**Set exercise**
Set down the material below word for word, excluding the pictures.

**Data excerpt**
○ ○ ○ ○ ○
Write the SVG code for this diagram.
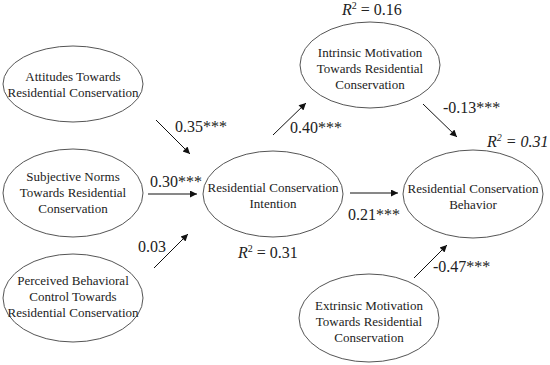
<svg xmlns="http://www.w3.org/2000/svg" width="550" height="365" viewBox="0 0 550 365">
<style>
text{font-family:'Liberation Serif','Times New Roman',serif;fill:#222}
.node ellipse{fill:#fff;stroke:#555;stroke-width:1}
.node text{font-size:13px;text-anchor:middle}
.lbl{font-size:16px}
#connectors line{stroke:#111;stroke-width:1;marker-end:url(#ah)}
</style>
<defs>
<marker id="ah" viewBox="0 0 10 10" refX="10" refY="5" markerWidth="9" markerHeight="7" markerUnits="userSpaceOnUse" orient="auto">
<path d="M0,0 L10,5 L0,10 z" fill="#111"/>
</marker>
</defs>
<rect width="550" height="365" fill="#fff"/>
<g id="att" class="node"><ellipse cx="73" cy="84" rx="70" ry="38"/><text x="73" y="81">Attitudes Towards</text><text x="73" y="97">Residential Conservation</text></g>
<g id="sn" class="node"><ellipse cx="73" cy="193" rx="70" ry="44"/><text x="73" y="181">Subjective Norms</text><text x="73" y="197">Towards Residential</text><text x="73" y="213">Conservation</text></g>
<g id="pbc" class="node"><ellipse cx="73" cy="298" rx="70" ry="44"/><text x="73" y="285">Perceived Behavioral</text><text x="73" y="301">Control Towards</text><text x="73" y="317">Residential Conservation</text></g>
<g id="int" class="node"><ellipse cx="273" cy="194" rx="70" ry="43"/><text x="273" y="192">Residential Conservation</text><text x="273" y="208">Intention</text></g>
<g id="im" class="node"><ellipse cx="370" cy="65" rx="70" ry="43"/><text x="370" y="57">Intrinsic Motivation</text><text x="370" y="73">Towards Residential</text><text x="370" y="89">Conservation</text></g>
<g id="beh" class="node"><ellipse cx="473" cy="194" rx="70" ry="44"/><text x="473" y="193">Residential Conservation</text><text x="473" y="209">Behavior</text></g>
<g id="em" class="node"><ellipse cx="369" cy="318" rx="70" ry="44"/><text x="369" y="310">Extrinsic Motivation</text><text x="369" y="326">Towards Residential</text><text x="369" y="342">Conservation</text></g>
<g id="connectors">
<line x1="156" y1="120" x2="190" y2="154"/>
<line x1="148" y1="194" x2="197" y2="194"/>
<line x1="154" y1="268" x2="188" y2="234"/>
<line x1="273" y1="135" x2="306" y2="103"/>
<line x1="423" y1="104" x2="457" y2="137"/>
<line x1="350" y1="193" x2="398" y2="193"/>
<line x1="414" y1="278" x2="447" y2="245"/>
</g>
<g id="labels">
<text class="lbl" x="175" y="132">0.35***</text>
<text class="lbl" x="150" y="187">0.30***</text>
<text class="lbl" x="138" y="252">0.03</text>
<text class="lbl" x="290" y="133">0.40***</text>
<text class="lbl" x="443" y="113">-0.13***</text>
<text class="lbl" x="348" y="220">0.21***</text>
<text class="lbl" x="433" y="272">-0.47***</text>
<text class="lbl" x="238" y="258"><tspan font-style="italic">R</tspan><tspan font-size="10" dy="-6">2</tspan><tspan dy="6"> = 0.31</tspan></text>
<text class="lbl" x="342" y="15"><tspan font-style="italic">R</tspan><tspan font-size="10" dy="-6">2</tspan><tspan dy="6"> = 0.16</tspan></text>
<text class="lbl" x="487" y="147" font-style="italic"><tspan>R</tspan><tspan font-size="10" dy="-6">2</tspan><tspan dy="6"> = 0.31</tspan></text>
</g>
</svg>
○ ○ ○ ○ ○
**Completed exercise**
Write the SVG code for this diagram.
<svg xmlns="http://www.w3.org/2000/svg" width="550" height="365" viewBox="0 0 550 365">
<style>
text{font-family:'Liberation Serif','Times New Roman',serif;fill:#222}
.node ellipse{fill:#fff;stroke:#555;stroke-width:1}
.node text{font-size:13px;text-anchor:middle}
.lbl{font-size:16px}
#connectors line{stroke:#111;stroke-width:1;marker-end:url(#ah)}
</style>
<defs>
<marker id="ah" viewBox="0 0 10 10" refX="10" refY="5" markerWidth="9" markerHeight="7" markerUnits="userSpaceOnUse" orient="auto">
<path d="M0,0 L10,5 L0,10 z" fill="#111"/>
</marker>
</defs>
<rect width="550" height="365" fill="#fff"/>
<g id="att" class="node"><ellipse cx="73" cy="84" rx="70" ry="38"/><text x="73" y="81">Attitudes Towards</text><text x="73" y="97">Residential Conservation</text></g>
<g id="sn" class="node"><ellipse cx="73" cy="193" rx="70" ry="44"/><text x="73" y="181">Subjective Norms</text><text x="73" y="197">Towards Residential</text><text x="73" y="213">Conservation</text></g>
<g id="pbc" class="node"><ellipse cx="73" cy="298" rx="70" ry="44"/><text x="73" y="285">Perceived Behavioral</text><text x="73" y="301">Control Towards</text><text x="73" y="317">Residential Conservation</text></g>
<g id="int" class="node"><ellipse cx="273" cy="194" rx="70" ry="43"/><text x="273" y="192">Residential Conservation</text><text x="273" y="208">Intention</text></g>
<g id="im" class="node"><ellipse cx="370" cy="65" rx="70" ry="43"/><text x="370" y="57">Intrinsic Motivation</text><text x="370" y="73">Towards Residential</text><text x="370" y="89">Conservation</text></g>
<g id="beh" class="node"><ellipse cx="473" cy="194" rx="70" ry="44"/><text x="473" y="193">Residential Conservation</text><text x="473" y="209">Behavior</text></g>
<g id="em" class="node"><ellipse cx="369" cy="318" rx="70" ry="44"/><text x="369" y="310">Extrinsic Motivation</text><text x="369" y="326">Towards Residential</text><text x="369" y="342">Conservation</text></g>
<g id="connectors">
<line x1="156" y1="120" x2="190" y2="154"/>
<line x1="148" y1="194" x2="197" y2="194"/>
<line x1="154" y1="268" x2="188" y2="234"/>
<line x1="273" y1="135" x2="306" y2="103"/>
<line x1="423" y1="104" x2="457" y2="137"/>
<line x1="350" y1="193" x2="398" y2="193"/>
<line x1="414" y1="278" x2="447" y2="245"/>
</g>
<g id="labels">
<text class="lbl" x="175" y="132">0.35***</text>
<text class="lbl" x="150" y="187">0.30***</text>
<text class="lbl" x="138" y="252">0.03</text>
<text class="lbl" x="290" y="133">0.40***</text>
<text class="lbl" x="443" y="113">-0.13***</text>
<text class="lbl" x="348" y="220">0.21***</text>
<text class="lbl" x="433" y="272">-0.47***</text>
<text class="lbl" x="238" y="258"><tspan font-style="italic">R</tspan><tspan font-size="10" dy="-6">2</tspan><tspan dy="6"> = 0.31</tspan></text>
<text class="lbl" x="342" y="15"><tspan font-style="italic">R</tspan><tspan font-size="10" dy="-6">2</tspan><tspan dy="6"> = 0.16</tspan></text>
<text class="lbl" x="487" y="147" font-style="italic"><tspan>R</tspan><tspan font-size="10" dy="-6">2</tspan><tspan dy="6"> = 0.31</tspan></text>
</g>
</svg>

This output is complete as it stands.